The bouquet toss. Or not?

One of the traditions I’ve never quite got the hang of is the bouquet toss. The few I’ve seen have been anticipated with the same level of excitement as a 5-year-old approaches a lolly scramble, but end with all the anticlimax of discovering there’s just one sweetie in the bag.

In these modern and enlightened times, there’s also the awkward question of who is eligible for the toss – traditionally, it’s supposed to be for maidens [implied, virgins]. Well, indeedy. That question aside, there is just so much awkwardness about the way that any unmarried woman is pressured into joining the lineup – whether she’s been with her partner for 10 years already, or happily single, or quietly gay – and it’s just not the time or place to argue the toss. Of course, you presumably know your guests well enough to make the call, but if TV and movies are anything to go by [yeah, right] I don’t think we’re missing much by skipping it. [Just don’t get me started on the whole Garter Toss thing!]

Interestingly enough, the tradition of tossing a bridal bouquet comes from 14th century England, way back in the day, when weddings were much bawdier affairs. It was thought to be good luck to own a piece of the bride’s wedding gown. So, throughout the festivities, guests might try to snip off pieces of the bride’s gown to keep for luck. Even if guests restrained themselves during the celebrations, when the time came for the couple to leave, single women would make a bit of a mad dash to tear off pieces of the gown!

To prevent themselves from ending up in rags on their wedding day, brides started tossing other things to the guests. Flowers were a logical choice, being plentiful and having lots of symbolic meanings as well. It’s hard to be sure, but you have to suspect that this is where the tradition of carrying a bouquet originates from. And maybe is part of the thinking that makes us feel the need to give favors and bombonierre to guests, too?

Meh. Chalk it up to a tradition that doesn’t have any great reasons for including in your celebrations – UNLESS you and all your girlfriends think it would be a hoot, in which case, make sure you get pictures!

But then, if you’re not tossing the bouquet, what ARE you supposed to do with that very expensive bunch of flowers? It’s possible to have your bouquet freeze-dried and mounted for display [though I feel I should warn you that they’re a devil to dust], or at least make potpourri from the petals. I kept a bouquet in the freezer for some time.
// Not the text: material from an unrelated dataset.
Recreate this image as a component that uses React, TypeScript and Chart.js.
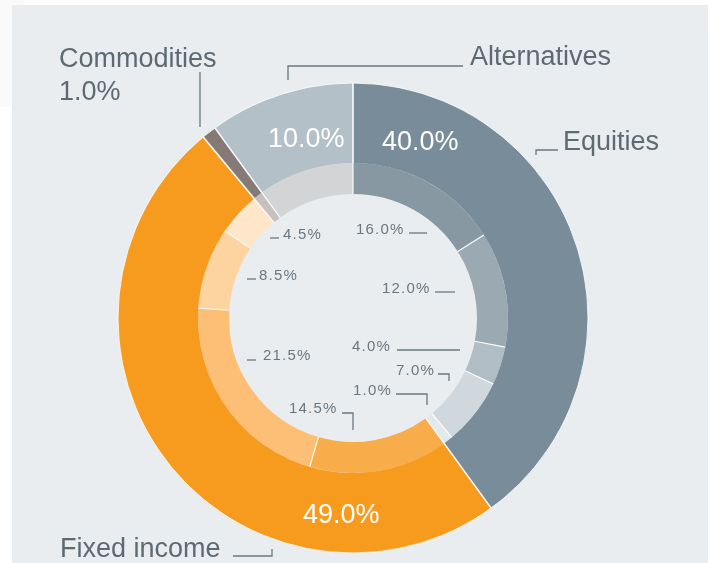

I’m not entirely certain why – it’s not like I could get it out for special occasions afterwards. My actual, actual wedding bouquet was made of artificial flowers, and I have to admit to getting many years of happy use out of them in various arrangements. If I recall correctly, the roses from my bouquet finished their life wound through an otherwise unremarkable green vine outside our kitchen window, many years later.
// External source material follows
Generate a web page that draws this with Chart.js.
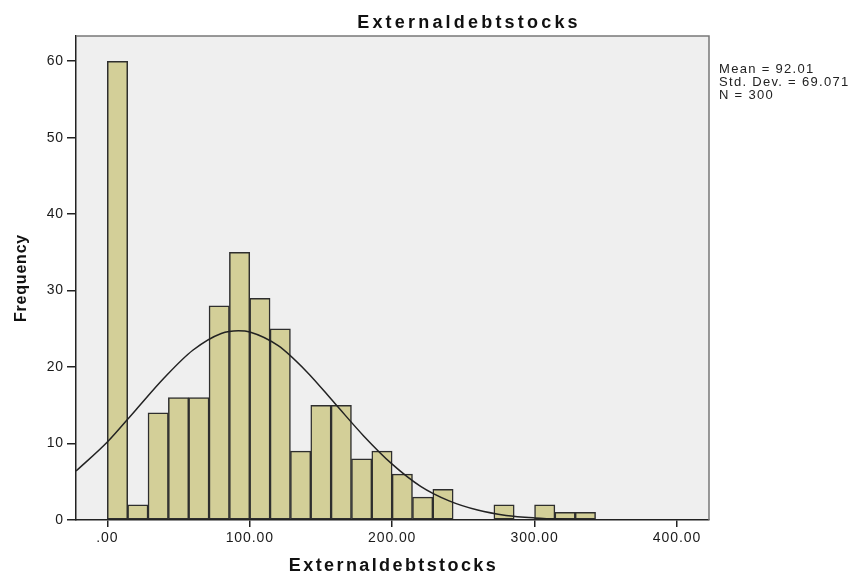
<!DOCTYPE html>
<html>
<head>
<meta charset="utf-8">
<script src="https://cdn.jsdelivr.net/npm/chart.js@4"></script>
<style>
  html, body { margin: 0; padding: 0; background: #fff; }
  #wrap { width: 855px; height: 575px; }
</style>
</head>
<body>
<div id="wrap"><canvas id="myChart" width="855" height="575"></canvas></div>
<script>
// histogram bins (start of each bin) and counts
const binWidth = 14.286;
const binStarts = [0, 14.286, 28.571, 42.857, 57.143, 71.429, 85.714, 100, 114.286, 128.571, 142.857, 157.143,
                   171.429, 185.714, 200, 214.286, 228.571, 242.857, 257.143, 271.429, 285.714, 300, 314.286, 328.571];
const counts = [60, 2, 14, 16, 16, 28, 35, 29, 25, 9, 15, 15, 8, 9, 6, 3, 4, 0, 0, 2, 0, 2, 1, 1];

// normal curve
const curveX = [-22, 0, 20, 40, 60, 80, 92, 100, 120, 140, 160, 180, 200, 220, 240, 260, 280, 300, 320, 340, 360, 380, 400, 422];
const curveY = [6.4, 10.2, 14.4, 18.6, 22.2, 24.4, 24.75, 24.6, 22.8, 19.4, 15.2, 11.0, 7.3, 4.4, 2.5, 1.3, 0.6, 0.27, 0.11, 0.04, 0.01, 0, 0, 0];

const xTicks = [0, 100, 200, 300, 400];
const xTickLabels = ['.00', '100.00', '200.00', '300.00', '400.00'];
const yTicks = [0, 10, 20, 30, 40, 50, 60];

const chartTitle = 'Externaldebtstocks';
const xTitle = 'Externaldebtstocks';
const yTitle = 'Frequency';
const statsLines = ['Mean = 92.01', 'Std. Dev. = 69.071', 'N = 300'];

const FONT = '"Liberation Sans", Arial, sans-serif';

const barData = binStarts.map((s, i) => ({ x: s + binWidth / 2, y: counts[i] > 0 ? counts[i] : null }));
const lineData = curveX.map((x, i) => ({ x: x, y: curveY[i] }));

const decorations = {
    id: 'decorations',
    beforeDraw(chart) {
        const ctx = chart.ctx;
        const a = chart.chartArea;
        ctx.save();
        ctx.fillStyle = '#fff';
        ctx.fillRect(0, 0, chart.width, chart.height);
        ctx.fillStyle = '#efefef';
        ctx.fillRect(a.left, a.top, a.right - a.left, a.bottom - a.top);
        ctx.restore();
        ctx.letterSpacing = '0.9px';
    },
    afterDraw(chart) {
        const ctx = chart.ctx;
        const a = chart.chartArea;
        ctx.save();
        // top and right frame
        ctx.strokeStyle = '#787878';
        ctx.lineWidth = 1.5;
        ctx.beginPath();
        ctx.moveTo(a.left, a.top);
        ctx.lineTo(a.right, a.top);
        ctx.lineTo(a.right, a.bottom);
        ctx.stroke();

        ctx.fillStyle = '#111';
        ctx.textBaseline = 'alphabetic';

        // title
        ctx.font = 'bold 18px ' + FONT;
        ctx.letterSpacing = '3.2px';
        ctx.textAlign = 'center';
        ctx.fillText(chartTitle, 469, 28);

        // x title
        ctx.letterSpacing = '2.4px';
        ctx.fillText(xTitle, (a.left + a.right) / 2 + 1, 571);

        // y title
        ctx.save();
        ctx.translate(26, (a.top + a.bottom) / 2);
        ctx.rotate(-Math.PI / 2);
        ctx.font = 'bold 16px ' + FONT;
        ctx.letterSpacing = '0.8px';
        ctx.fillText(yTitle, 0, 0);
        ctx.restore();

        // stats
        ctx.font = '13px ' + FONT;
        ctx.letterSpacing = '1.3px';
        ctx.textAlign = 'left';
        ctx.fillStyle = '#222';
        statsLines.forEach((t, i) => ctx.fillText(t, 719, 73 + i * 13));
        ctx.restore();
    }
};

new Chart(document.getElementById('myChart').getContext('2d'), {
    type: 'bar',
    data: {
        datasets: [
            {
                type: 'line',
                data: lineData,
                borderColor: '#222',
                borderWidth: 1.5,
                pointRadius: 0,
                cubicInterpolationMode: 'monotone',
                fill: false,
                order: 0
            },
            {
                type: 'bar',
                data: barData,
                backgroundColor: '#d3cf98',
                borderColor: '#2e2e2e',
                borderWidth: 1.5,
                borderSkipped: false,
                barPercentage: 1,
                categoryPercentage: 1,
                grouped: false,
                order: 1
            }
        ]
    },
    options: {
        responsive: false,
        animation: false,
        devicePixelRatio: 1,
        layout: { padding: { left: 0, top: 36, right: 146, bottom: 0 } },
        plugins: {
            legend: { display: false },
            tooltip: { enabled: false },
            title: { display: false }
        },
        scales: {
            x: {
                type: 'linear',
                offset: false,
                min: -22,
                max: 422.5,
                afterBuildTicks: (scale) => { scale.ticks = xTicks.map(v => ({ value: v })); },
                afterFit: (scale) => { scale.height = 55; },
                ticks: {
                    callback: (v) => xTickLabels[xTicks.indexOf(v)],
                    font: { family: FONT, size: 14 },
                    color: '#1a1a1a',
                    padding: 3,
                    maxRotation: 0
                },
                grid: { offset: false, drawOnChartArea: false, drawTicks: true, tickLength: 7, color: '#222', lineWidth: 1.5 },
                border: { display: true, color: '#222', width: 1.5 }
            },
            y: {
                min: 0,
                max: 63.3,
                afterBuildTicks: (scale) => { scale.ticks = yTicks.map(v => ({ value: v })); },
                afterFit: (scale) => { scale.width = 76; },
                ticks: {
                    font: { family: FONT, size: 14 },
                    color: '#1a1a1a',
                    padding: 3
                },
                grid: { drawOnChartArea: false, drawTicks: true, tickLength: 9, color: '#222', lineWidth: 1.5 },
                border: { display: true, color: '#222', width: 1.5 }
            }
        }
    },
    plugins: [decorations]
});
</script>
</body>
</html>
I read somewhere in an etiquette book that the “proper” thing to do with your bouquet is to give it to someone as a gift. Compared to the scrums I’ve seen happen at the few bouquet tosses I’ve witnessed, there’s a lot to be said for the quiet dignity of this idea. I’ve heard of bouquets being designed to separate into smaller tied bunches for the toss, so it must be possible to do something similar to have a smaller posy which could be given to your mother and mother in law, favourite aunt, grandmother, etc.

In the end, as with all traditions, it’s a great idea to think through whether or not there’s a place for this one at your ceremony, and create a celebration that fits you perfectly!